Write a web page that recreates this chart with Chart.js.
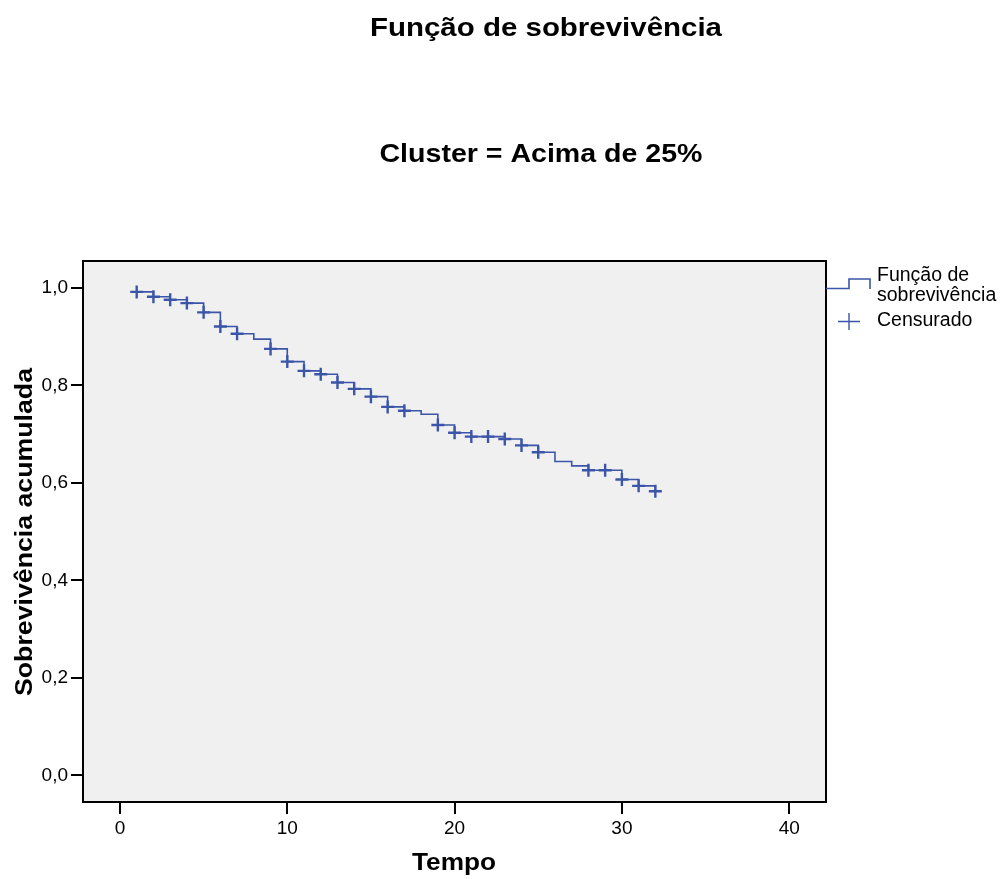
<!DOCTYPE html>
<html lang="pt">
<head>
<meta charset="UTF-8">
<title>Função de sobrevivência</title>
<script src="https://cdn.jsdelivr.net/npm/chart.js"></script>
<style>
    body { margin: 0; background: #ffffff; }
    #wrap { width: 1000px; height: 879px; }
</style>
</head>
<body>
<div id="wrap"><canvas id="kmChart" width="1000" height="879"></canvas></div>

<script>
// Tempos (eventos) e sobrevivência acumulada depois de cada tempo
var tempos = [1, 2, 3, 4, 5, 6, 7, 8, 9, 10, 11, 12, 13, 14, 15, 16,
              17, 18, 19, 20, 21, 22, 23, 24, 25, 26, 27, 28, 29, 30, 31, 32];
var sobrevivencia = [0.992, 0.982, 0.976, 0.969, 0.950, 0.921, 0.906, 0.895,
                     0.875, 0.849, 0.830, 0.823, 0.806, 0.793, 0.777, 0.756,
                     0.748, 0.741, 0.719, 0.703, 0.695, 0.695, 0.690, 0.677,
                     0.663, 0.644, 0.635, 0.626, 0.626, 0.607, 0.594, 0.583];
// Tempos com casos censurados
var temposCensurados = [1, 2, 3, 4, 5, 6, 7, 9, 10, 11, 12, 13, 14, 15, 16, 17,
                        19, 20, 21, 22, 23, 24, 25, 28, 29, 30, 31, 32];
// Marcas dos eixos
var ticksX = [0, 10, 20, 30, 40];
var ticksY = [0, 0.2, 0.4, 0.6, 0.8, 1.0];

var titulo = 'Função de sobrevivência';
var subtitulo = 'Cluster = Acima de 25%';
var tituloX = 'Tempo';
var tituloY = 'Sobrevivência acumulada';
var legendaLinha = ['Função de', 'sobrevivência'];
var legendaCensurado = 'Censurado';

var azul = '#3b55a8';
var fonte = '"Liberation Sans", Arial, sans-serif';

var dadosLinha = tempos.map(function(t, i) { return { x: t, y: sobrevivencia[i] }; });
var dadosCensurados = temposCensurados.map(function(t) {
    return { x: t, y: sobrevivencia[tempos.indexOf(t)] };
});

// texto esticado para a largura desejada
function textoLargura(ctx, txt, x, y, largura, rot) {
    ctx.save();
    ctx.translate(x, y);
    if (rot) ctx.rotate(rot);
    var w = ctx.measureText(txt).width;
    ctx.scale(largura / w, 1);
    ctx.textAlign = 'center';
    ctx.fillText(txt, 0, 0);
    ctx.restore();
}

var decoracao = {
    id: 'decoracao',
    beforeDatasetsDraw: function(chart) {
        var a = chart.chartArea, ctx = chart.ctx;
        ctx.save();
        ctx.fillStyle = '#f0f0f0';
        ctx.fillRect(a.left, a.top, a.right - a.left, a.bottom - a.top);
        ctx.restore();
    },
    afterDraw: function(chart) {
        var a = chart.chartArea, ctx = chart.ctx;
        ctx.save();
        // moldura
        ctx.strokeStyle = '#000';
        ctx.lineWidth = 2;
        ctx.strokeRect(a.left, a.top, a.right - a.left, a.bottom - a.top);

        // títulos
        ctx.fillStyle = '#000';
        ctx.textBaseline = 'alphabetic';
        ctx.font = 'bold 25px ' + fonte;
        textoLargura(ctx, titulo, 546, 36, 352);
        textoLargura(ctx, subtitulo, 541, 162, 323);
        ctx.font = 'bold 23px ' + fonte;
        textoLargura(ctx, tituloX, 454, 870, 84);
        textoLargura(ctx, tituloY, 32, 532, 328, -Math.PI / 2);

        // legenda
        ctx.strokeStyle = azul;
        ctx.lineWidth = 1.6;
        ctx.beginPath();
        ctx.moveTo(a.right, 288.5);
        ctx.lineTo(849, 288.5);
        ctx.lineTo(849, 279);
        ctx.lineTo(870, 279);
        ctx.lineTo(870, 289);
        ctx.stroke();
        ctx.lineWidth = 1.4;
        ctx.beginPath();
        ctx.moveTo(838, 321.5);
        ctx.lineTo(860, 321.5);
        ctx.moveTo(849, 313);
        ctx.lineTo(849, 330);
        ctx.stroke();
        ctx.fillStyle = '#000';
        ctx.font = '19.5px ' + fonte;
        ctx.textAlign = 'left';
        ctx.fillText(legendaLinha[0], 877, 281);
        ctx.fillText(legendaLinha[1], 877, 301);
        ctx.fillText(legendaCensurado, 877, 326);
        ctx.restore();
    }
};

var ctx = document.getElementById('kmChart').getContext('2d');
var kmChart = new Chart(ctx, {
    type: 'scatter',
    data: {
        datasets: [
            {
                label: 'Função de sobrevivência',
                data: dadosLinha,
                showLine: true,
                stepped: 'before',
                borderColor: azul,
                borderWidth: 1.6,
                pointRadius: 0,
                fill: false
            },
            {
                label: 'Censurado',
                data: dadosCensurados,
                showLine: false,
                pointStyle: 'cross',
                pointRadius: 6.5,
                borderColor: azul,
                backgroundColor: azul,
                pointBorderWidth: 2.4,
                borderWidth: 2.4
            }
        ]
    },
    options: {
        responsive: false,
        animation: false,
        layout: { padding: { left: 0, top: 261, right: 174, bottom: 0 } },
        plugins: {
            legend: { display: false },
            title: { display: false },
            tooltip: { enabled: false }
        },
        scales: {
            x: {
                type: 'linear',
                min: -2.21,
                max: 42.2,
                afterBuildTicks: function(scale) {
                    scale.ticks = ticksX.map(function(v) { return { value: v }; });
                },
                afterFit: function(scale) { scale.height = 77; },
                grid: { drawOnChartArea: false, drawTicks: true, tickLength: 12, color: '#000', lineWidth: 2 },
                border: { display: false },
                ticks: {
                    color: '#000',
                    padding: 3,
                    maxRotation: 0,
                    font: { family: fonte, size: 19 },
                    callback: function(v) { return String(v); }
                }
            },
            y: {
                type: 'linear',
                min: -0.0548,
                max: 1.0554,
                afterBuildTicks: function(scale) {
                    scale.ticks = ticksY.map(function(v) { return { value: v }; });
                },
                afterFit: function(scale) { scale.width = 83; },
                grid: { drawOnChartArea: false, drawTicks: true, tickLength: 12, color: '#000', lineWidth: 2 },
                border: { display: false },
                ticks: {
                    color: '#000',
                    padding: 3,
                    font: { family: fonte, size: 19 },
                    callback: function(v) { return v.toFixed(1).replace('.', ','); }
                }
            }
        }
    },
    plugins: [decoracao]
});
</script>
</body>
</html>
:::
Written exercise — Reproduce the material in full, word for word, and omit the pictures.

Result of the task —
Write a web page that recreates this chart with Chart.js.
<!DOCTYPE html>
<html lang="pt">
<head>
<meta charset="UTF-8">
<title>Função de sobrevivência</title>
<script src="https://cdn.jsdelivr.net/npm/chart.js"></script>
<style>
    body { margin: 0; background: #ffffff; }
    #wrap { width: 1000px; height: 879px; }
</style>
</head>
<body>
<div id="wrap"><canvas id="kmChart" width="1000" height="879"></canvas></div>

<script>
// Tempos (eventos) e sobrevivência acumulada depois de cada tempo
var tempos = [1, 2, 3, 4, 5, 6, 7, 8, 9, 10, 11, 12, 13, 14, 15, 16,
              17, 18, 19, 20, 21, 22, 23, 24, 25, 26, 27, 28, 29, 30, 31, 32];
var sobrevivencia = [0.992, 0.982, 0.976, 0.969, 0.950, 0.921, 0.906, 0.895,
                     0.875, 0.849, 0.830, 0.823, 0.806, 0.793, 0.777, 0.756,
                     0.748, 0.741, 0.719, 0.703, 0.695, 0.695, 0.690, 0.677,
                     0.663, 0.644, 0.635, 0.626, 0.626, 0.607, 0.594, 0.583];
// Tempos com casos censurados
var temposCensurados = [1, 2, 3, 4, 5, 6, 7, 9, 10, 11, 12, 13, 14, 15, 16, 17,
                        19, 20, 21, 22, 23, 24, 25, 28, 29, 30, 31, 32];
// Marcas dos eixos
var ticksX = [0, 10, 20, 30, 40];
var ticksY = [0, 0.2, 0.4, 0.6, 0.8, 1.0];

var titulo = 'Função de sobrevivência';
var subtitulo = 'Cluster = Acima de 25%';
var tituloX = 'Tempo';
var tituloY = 'Sobrevivência acumulada';
var legendaLinha = ['Função de', 'sobrevivência'];
var legendaCensurado = 'Censurado';

var azul = '#3b55a8';
var fonte = '"Liberation Sans", Arial, sans-serif';

var dadosLinha = tempos.map(function(t, i) { return { x: t, y: sobrevivencia[i] }; });
var dadosCensurados = temposCensurados.map(function(t) {
    return { x: t, y: sobrevivencia[tempos.indexOf(t)] };
});

// texto esticado para a largura desejada
function textoLargura(ctx, txt, x, y, largura, rot) {
    ctx.save();
    ctx.translate(x, y);
    if (rot) ctx.rotate(rot);
    var w = ctx.measureText(txt).width;
    ctx.scale(largura / w, 1);
    ctx.textAlign = 'center';
    ctx.fillText(txt, 0, 0);
    ctx.restore();
}

var decoracao = {
    id: 'decoracao',
    beforeDatasetsDraw: function(chart) {
        var a = chart.chartArea, ctx = chart.ctx;
        ctx.save();
        ctx.fillStyle = '#f0f0f0';
        ctx.fillRect(a.left, a.top, a.right - a.left, a.bottom - a.top);
        ctx.restore();
    },
    afterDraw: function(chart) {
        var a = chart.chartArea, ctx = chart.ctx;
        ctx.save();
        // moldura
        ctx.strokeStyle = '#000';
        ctx.lineWidth = 2;
        ctx.strokeRect(a.left, a.top, a.right - a.left, a.bottom - a.top);

        // títulos
        ctx.fillStyle = '#000';
        ctx.textBaseline = 'alphabetic';
        ctx.font = 'bold 25px ' + fonte;
        textoLargura(ctx, titulo, 546, 36, 352);
        textoLargura(ctx, subtitulo, 541, 162, 323);
        ctx.font = 'bold 23px ' + fonte;
        textoLargura(ctx, tituloX, 454, 870, 84);
        textoLargura(ctx, tituloY, 32, 532, 328, -Math.PI / 2);

        // legenda
        ctx.strokeStyle = azul;
        ctx.lineWidth = 1.6;
        ctx.beginPath();
        ctx.moveTo(a.right, 288.5);
        ctx.lineTo(849, 288.5);
        ctx.lineTo(849, 279);
        ctx.lineTo(870, 279);
        ctx.lineTo(870, 289);
        ctx.stroke();
        ctx.lineWidth = 1.4;
        ctx.beginPath();
        ctx.moveTo(838, 321.5);
        ctx.lineTo(860, 321.5);
        ctx.moveTo(849, 313);
        ctx.lineTo(849, 330);
        ctx.stroke();
        ctx.fillStyle = '#000';
        ctx.font = '19.5px ' + fonte;
        ctx.textAlign = 'left';
        ctx.fillText(legendaLinha[0], 877, 281);
        ctx.fillText(legendaLinha[1], 877, 301);
        ctx.fillText(legendaCensurado, 877, 326);
        ctx.restore();
    }
};

var ctx = document.getElementById('kmChart').getContext('2d');
var kmChart = new Chart(ctx, {
    type: 'scatter',
    data: {
        datasets: [
            {
                label: 'Função de sobrevivência',
                data: dadosLinha,
                showLine: true,
                stepped: 'before',
                borderColor: azul,
                borderWidth: 1.6,
                pointRadius: 0,
                fill: false
            },
            {
                label: 'Censurado',
                data: dadosCensurados,
                showLine: false,
                pointStyle: 'cross',
                pointRadius: 6.5,
                borderColor: azul,
                backgroundColor: azul,
                pointBorderWidth: 2.4,
                borderWidth: 2.4
            }
        ]
    },
    options: {
        responsive: false,
        animation: false,
        layout: { padding: { left: 0, top: 261, right: 174, bottom: 0 } },
        plugins: {
            legend: { display: false },
            title: { display: false },
            tooltip: { enabled: false }
        },
        scales: {
            x: {
                type: 'linear',
                min: -2.21,
                max: 42.2,
                afterBuildTicks: function(scale) {
                    scale.ticks = ticksX.map(function(v) { return { value: v }; });
                },
                afterFit: function(scale) { scale.height = 77; },
                grid: { drawOnChartArea: false, drawTicks: true, tickLength: 12, color: '#000', lineWidth: 2 },
                border: { display: false },
                ticks: {
                    color: '#000',
                    padding: 3,
                    maxRotation: 0,
                    font: { family: fonte, size: 19 },
                    callback: function(v) { return String(v); }
                }
            },
            y: {
                type: 'linear',
                min: -0.0548,
                max: 1.0554,
                afterBuildTicks: function(scale) {
                    scale.ticks = ticksY.map(function(v) { return { value: v }; });
                },
                afterFit: function(scale) { scale.width = 83; },
                grid: { drawOnChartArea: false, drawTicks: true, tickLength: 12, color: '#000', lineWidth: 2 },
                border: { display: false },
                ticks: {
                    color: '#000',
                    padding: 3,
                    font: { family: fonte, size: 19 },
                    callback: function(v) { return v.toFixed(1).replace('.', ','); }
                }
            }
        }
    },
    plugins: [decoracao]
});
</script>
</body>
</html>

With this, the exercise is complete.